* [GIVEN INSTRUCTION]: Return each line holding the string "matplotlib".

------ AVAILABLE DATA ------

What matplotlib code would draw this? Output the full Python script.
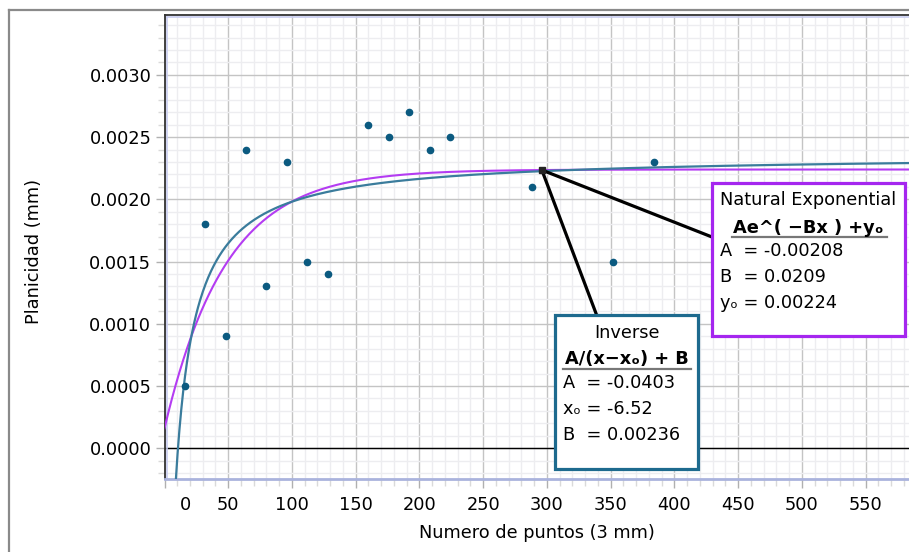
import matplotlib
matplotlib.use('Agg')
import matplotlib.pyplot as plt
import matplotlib.transforms as mtransforms
import numpy as np
from matplotlib.patches import Rectangle
from matplotlib.lines import Line2D
from matplotlib.ticker import MultipleLocator, FuncFormatter

# datos medidos
x_pts = [16, 32, 48, 64, 80, 96, 112, 128, 160, 176, 192, 208, 224, 288, 352, 384]
y_pts = [0.0005, 0.0018, 0.0009, 0.0024, 0.0013, 0.0023, 0.0015, 0.0014,
         0.0026, 0.0025, 0.0027, 0.0024, 0.0025, 0.0021, 0.0015, 0.0023]

# parametros de los ajustes
inv_A, inv_x0, inv_B = -0.0403, -6.52, 0.00236
exp_A, exp_B, exp_y0 = -0.00208, 0.0209, 0.00224
x_anchor = 296

x_ticks = [0, 50, 100, 150, 200, 250, 300, 350, 400, 450, 500, 550]
y_ticks = [0.0, 0.0005, 0.0010, 0.0015, 0.0020, 0.0025, 0.0030]

W, H = 909, 552
FS = 12.8
C_DOT = '#0b5a80'
C_INV = '#3a7c9c'
C_INV_BOX = '#1d6a8e'
C_EXP = '#b43cf2'
C_EXP_BOX = '#a526ef'


def fx(px):
    return px / W


def fy(py):
    return 1 - py / H


fig = plt.figure(figsize=(W / 100, H / 100), dpi=100)
ax = fig.add_axes([fx(164.5), fy(479), fx(909 - 164.5), (479 - 14.7) / H])

ax.set_xlim(0, 584)
ax.set_ylim(-0.000247, 0.003484)

# rejilla
ax.set_xticks(x_ticks)
ax.set_yticks(y_ticks)
ax.xaxis.set_minor_locator(MultipleLocator(10))
ax.yaxis.set_minor_locator(MultipleLocator(0.0001))
ax.yaxis.set_major_formatter(FuncFormatter(lambda v, p: f"{0.0 if abs(v) < 1e-12 else v:.4f}"))
ax.grid(which='minor', color='#ededf0', lw=1.0)
ax.grid(which='major', color='#c4c4c4', lw=1.0)
ax.set_axisbelow(True)

ax.tick_params(which='major', length=6.5, width=1, color='#b0b0b0', labelsize=FS, pad=6)
ax.tick_params(axis='y', which='major', pad=3)
ax.tick_params(which='minor', length=5, width=1, color='#dadada')

# etiqueta "0" desplazada
lab0 = ax.get_xticklabels()[0]
lab0.set_transform(lab0.get_transform() + mtransforms.ScaledTranslation(0.21, 0, fig.dpi_scale_trans))

ax.spines['right'].set_visible(False)
ax.spines['left'].set_color('#333333')
ax.spines['left'].set_linewidth(1.3)
ax.spines['top'].set_color('#333333')
ax.spines['top'].set_linewidth(1.3)
ax.spines['bottom'].set_color('#aab3dd')
ax.spines['bottom'].set_linewidth(2)
# lineas azules interiores
off_l = mtransforms.offset_copy(ax.transAxes, fig=fig, x=2, y=0, units='dots')
off_t = mtransforms.offset_copy(ax.transAxes, fig=fig, x=0, y=-2, units='dots')
ax.plot([0, 0], [0, 1], transform=off_l, color='#c8cdf0', lw=1.2, clip_on=False)
ax.plot([0, 1], [1, 1], transform=off_t, color='#c8cdf0', lw=1.2, clip_on=False)

ax.axhline(0, color='black', lw=1.0, zorder=1.5)

# curvas ajustadas
x_fit = np.linspace(0, 584, 800)
y_inv = inv_A / (x_fit - inv_x0) + inv_B
y_exp = exp_A * np.exp(-exp_B * x_fit) + exp_y0
ax.plot(x_fit, y_exp, color=C_EXP, lw=1.5, zorder=3)
ax.plot(x_fit, y_inv, color=C_INV, lw=1.6, zorder=3)

ax.plot(x_pts, y_pts, 'o', color=C_DOT, ms=4.5, zorder=4)

ax.set_xlabel('Numero de puntos (3 mm)', fontsize=FS, labelpad=7)
ax.set_ylabel('Planicidad (mm)', fontsize=FS)
ax.yaxis.set_label_coords(-0.163, 0.49)

# anotaciones
y_anchor = exp_A * np.exp(-exp_B * x_anchor) + exp_y0
ax.plot(x_anchor, y_anchor, 's', color='#222222', ms=4, zorder=6)
for tx, ty in [(712, 237), (597, 316)]:
    ax.annotate('', xy=(x_anchor, y_anchor), xycoords='data',
                xytext=(tx, H - ty), textcoords='figure pixels',
                arrowprops=dict(arrowstyle='-', color='black', lw=2.3,
                                shrinkA=0, shrinkB=0), zorder=5)


def box(x0, y0, x1, y1, color, title, formula, ul, lines, xt, yl0):
    fig.add_artist(Rectangle((fx(x0), fy(y1)), fx(x1 - x0), (y1 - y0) / H,
                             transform=fig.transFigure, facecolor='white',
                             edgecolor=color, lw=2.3, zorder=10))
    cx = (x0 + x1) / 2
    fig.text(fx(cx), fy(title[1]), title[0], ha='center', va='center',
             fontsize=FS, zorder=11)
    fig.text(fx(cx), fy(formula[1]), formula[0], ha='center', va='center',
             fontsize=FS, fontweight='bold', zorder=11)
    fig.add_artist(Line2D([fx(ul[0]), fx(ul[1])], [fy(ul[2]), fy(ul[2])],
                          transform=fig.transFigure, color='#777777', lw=1.6, zorder=11))
    for i, t in enumerate(lines):
        fig.text(fx(xt), fy(yl0 + 26 * i), t, ha='left', va='center',
                 fontsize=FS, zorder=11)


box(712, 183, 905, 336, C_EXP_BOX,
    ('Natural Exponential', 200), ('Ae^( \u2212Bx ) +y\u2092', 228), (732, 887, 237),
    [f'A  = {exp_A}', f'B  = {exp_B}', f'y\u2092 = {exp_y0}'], 720, 251)
box(555, 315, 698, 469, C_INV_BOX,
    ('Inverse', 333), ('A/(x\u2212x\u2092) + B', 359), (563, 691, 369),
    [f'A  = {inv_A}', f'x\u2092 = {inv_x0}', f'B  = {inv_B}'], 563, 383)

# marco exterior
fig.add_artist(Line2D([fx(9), fx(9)], [fy(10), 0], transform=fig.transFigure, color='#8a8a8a', lw=1.6))
fig.add_artist(Line2D([fx(9), 1], [fy(10), fy(10)], transform=fig.transFigure, color='#8a8a8a', lw=1.6))

fig.savefig('out.png', dpi=100)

------

* [ANSWER]:
What matplotlib code would draw this? Output the full Python script.
import matplotlib
matplotlib.use('Agg')
import matplotlib.pyplot as plt
import matplotlib.transforms as mtransforms
from matplotlib.patches import Rectangle
from matplotlib.lines import Line2D
from matplotlib.ticker import MultipleLocator, FuncFormatter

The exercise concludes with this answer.